• **DATA EXTRACT**
--------
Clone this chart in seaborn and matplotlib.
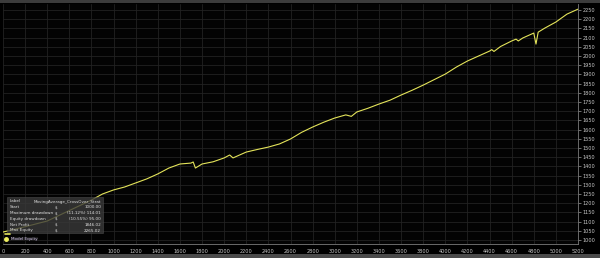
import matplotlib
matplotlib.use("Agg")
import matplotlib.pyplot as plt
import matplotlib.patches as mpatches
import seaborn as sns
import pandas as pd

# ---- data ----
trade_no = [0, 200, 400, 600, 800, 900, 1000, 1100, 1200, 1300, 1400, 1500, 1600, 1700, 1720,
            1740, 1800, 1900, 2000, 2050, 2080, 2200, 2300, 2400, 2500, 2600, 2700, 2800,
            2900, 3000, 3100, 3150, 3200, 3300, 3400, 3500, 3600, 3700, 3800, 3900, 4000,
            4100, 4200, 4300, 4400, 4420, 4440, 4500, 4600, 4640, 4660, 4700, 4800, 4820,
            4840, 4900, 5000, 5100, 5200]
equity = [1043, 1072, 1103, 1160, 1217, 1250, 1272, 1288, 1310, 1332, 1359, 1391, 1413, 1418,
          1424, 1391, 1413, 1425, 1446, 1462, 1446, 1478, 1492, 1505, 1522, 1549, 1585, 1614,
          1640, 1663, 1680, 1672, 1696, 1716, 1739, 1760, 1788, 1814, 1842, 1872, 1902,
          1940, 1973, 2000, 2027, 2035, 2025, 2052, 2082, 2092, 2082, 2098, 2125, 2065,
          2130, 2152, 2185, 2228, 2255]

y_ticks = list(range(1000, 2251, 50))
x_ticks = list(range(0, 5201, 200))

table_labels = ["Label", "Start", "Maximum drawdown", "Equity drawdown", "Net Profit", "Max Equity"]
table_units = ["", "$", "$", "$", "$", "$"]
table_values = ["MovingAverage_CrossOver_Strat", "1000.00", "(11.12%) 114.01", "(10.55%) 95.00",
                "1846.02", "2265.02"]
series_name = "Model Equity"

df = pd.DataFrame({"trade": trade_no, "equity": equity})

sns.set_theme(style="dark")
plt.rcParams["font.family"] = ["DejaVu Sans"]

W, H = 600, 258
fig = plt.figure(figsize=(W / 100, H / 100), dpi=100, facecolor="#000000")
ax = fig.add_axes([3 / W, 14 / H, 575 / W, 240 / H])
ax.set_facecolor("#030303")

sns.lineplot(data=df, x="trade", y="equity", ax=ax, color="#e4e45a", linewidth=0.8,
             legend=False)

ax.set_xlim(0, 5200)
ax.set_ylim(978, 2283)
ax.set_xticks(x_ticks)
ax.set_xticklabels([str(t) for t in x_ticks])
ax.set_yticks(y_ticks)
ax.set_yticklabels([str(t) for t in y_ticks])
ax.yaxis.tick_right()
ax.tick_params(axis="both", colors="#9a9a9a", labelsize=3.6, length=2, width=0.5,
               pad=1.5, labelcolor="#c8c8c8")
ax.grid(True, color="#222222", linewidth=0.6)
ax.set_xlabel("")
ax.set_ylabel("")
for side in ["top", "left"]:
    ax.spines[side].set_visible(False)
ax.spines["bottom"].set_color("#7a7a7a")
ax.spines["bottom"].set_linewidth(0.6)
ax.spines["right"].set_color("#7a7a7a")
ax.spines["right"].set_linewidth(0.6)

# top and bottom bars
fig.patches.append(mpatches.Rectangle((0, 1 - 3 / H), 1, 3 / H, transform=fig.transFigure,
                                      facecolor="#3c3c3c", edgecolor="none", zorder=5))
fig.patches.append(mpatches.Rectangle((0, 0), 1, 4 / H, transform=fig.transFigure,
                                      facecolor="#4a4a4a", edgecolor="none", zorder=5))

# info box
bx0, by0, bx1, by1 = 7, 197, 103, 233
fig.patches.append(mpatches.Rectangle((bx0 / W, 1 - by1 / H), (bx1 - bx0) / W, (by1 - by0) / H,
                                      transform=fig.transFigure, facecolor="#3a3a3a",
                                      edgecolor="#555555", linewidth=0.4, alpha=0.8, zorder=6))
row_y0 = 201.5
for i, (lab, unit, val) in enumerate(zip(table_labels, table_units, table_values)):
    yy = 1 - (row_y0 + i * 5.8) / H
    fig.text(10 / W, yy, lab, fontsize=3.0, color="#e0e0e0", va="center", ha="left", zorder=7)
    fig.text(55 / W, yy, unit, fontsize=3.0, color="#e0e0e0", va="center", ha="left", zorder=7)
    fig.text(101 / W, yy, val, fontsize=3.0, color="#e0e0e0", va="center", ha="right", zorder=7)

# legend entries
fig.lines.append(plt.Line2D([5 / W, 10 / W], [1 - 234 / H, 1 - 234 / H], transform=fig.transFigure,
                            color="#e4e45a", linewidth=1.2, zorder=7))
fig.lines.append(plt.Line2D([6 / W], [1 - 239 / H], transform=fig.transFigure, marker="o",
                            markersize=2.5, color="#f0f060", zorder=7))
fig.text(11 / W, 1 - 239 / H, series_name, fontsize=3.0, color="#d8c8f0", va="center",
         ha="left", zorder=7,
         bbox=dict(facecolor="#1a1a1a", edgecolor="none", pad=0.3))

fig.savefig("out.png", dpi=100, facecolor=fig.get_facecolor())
--------
Repeat only the lines from the beginning of the material through the line containing "legend=False)", both ends kept, leaving pictures out.

Clone this chart in seaborn and matplotlib.
import matplotlib
matplotlib.use("Agg")
import matplotlib.pyplot as plt
import matplotlib.patches as mpatches
import seaborn as sns
import pandas as pd

# ---- data ----
trade_no = [0, 200, 400, 600, 800, 900, 1000, 1100, 1200, 1300, 1400, 1500, 1600, 1700, 1720,
            1740, 1800, 1900, 2000, 2050, 2080, 2200, 2300, 2400, 2500, 2600, 2700, 2800,
            2900, 3000, 3100, 3150, 3200, 3300, 3400, 3500, 3600, 3700, 3800, 3900, 4000,
            4100, 4200, 4300, 4400, 4420, 4440, 4500, 4600, 4640, 4660, 4700, 4800, 4820,
            4840, 4900, 5000, 5100, 5200]
equity = [1043, 1072, 1103, 1160, 1217, 1250, 1272, 1288, 1310, 1332, 1359, 1391, 1413, 1418,
          1424, 1391, 1413, 1425, 1446, 1462, 1446, 1478, 1492, 1505, 1522, 1549, 1585, 1614,
          1640, 1663, 1680, 1672, 1696, 1716, 1739, 1760, 1788, 1814, 1842, 1872, 1902,
          1940, 1973, 2000, 2027, 2035, 2025, 2052, 2082, 2092, 2082, 2098, 2125, 2065,
          2130, 2152, 2185, 2228, 2255]

y_ticks = list(range(1000, 2251, 50))
x_ticks = list(range(0, 5201, 200))

table_labels = ["Label", "Start", "Maximum drawdown", "Equity drawdown", "Net Profit", "Max Equity"]
table_units = ["", "$", "$", "$", "$", "$"]
table_values = ["MovingAverage_CrossOver_Strat", "1000.00", "(11.12%) 114.01", "(10.55%) 95.00",
                "1846.02", "2265.02"]
series_name = "Model Equity"

df = pd.DataFrame({"trade": trade_no, "equity": equity})

sns.set_theme(style="dark")
plt.rcParams["font.family"] = ["DejaVu Sans"]

W, H = 600, 258
fig = plt.figure(figsize=(W / 100, H / 100), dpi=100, facecolor="#000000")
ax = fig.add_axes([3 / W, 14 / H, 575 / W, 240 / H])
ax.set_facecolor("#030303")

sns.lineplot(data=df, x="trade", y="equity", ax=ax, color="#e4e45a", linewidth=0.8,
             legend=False)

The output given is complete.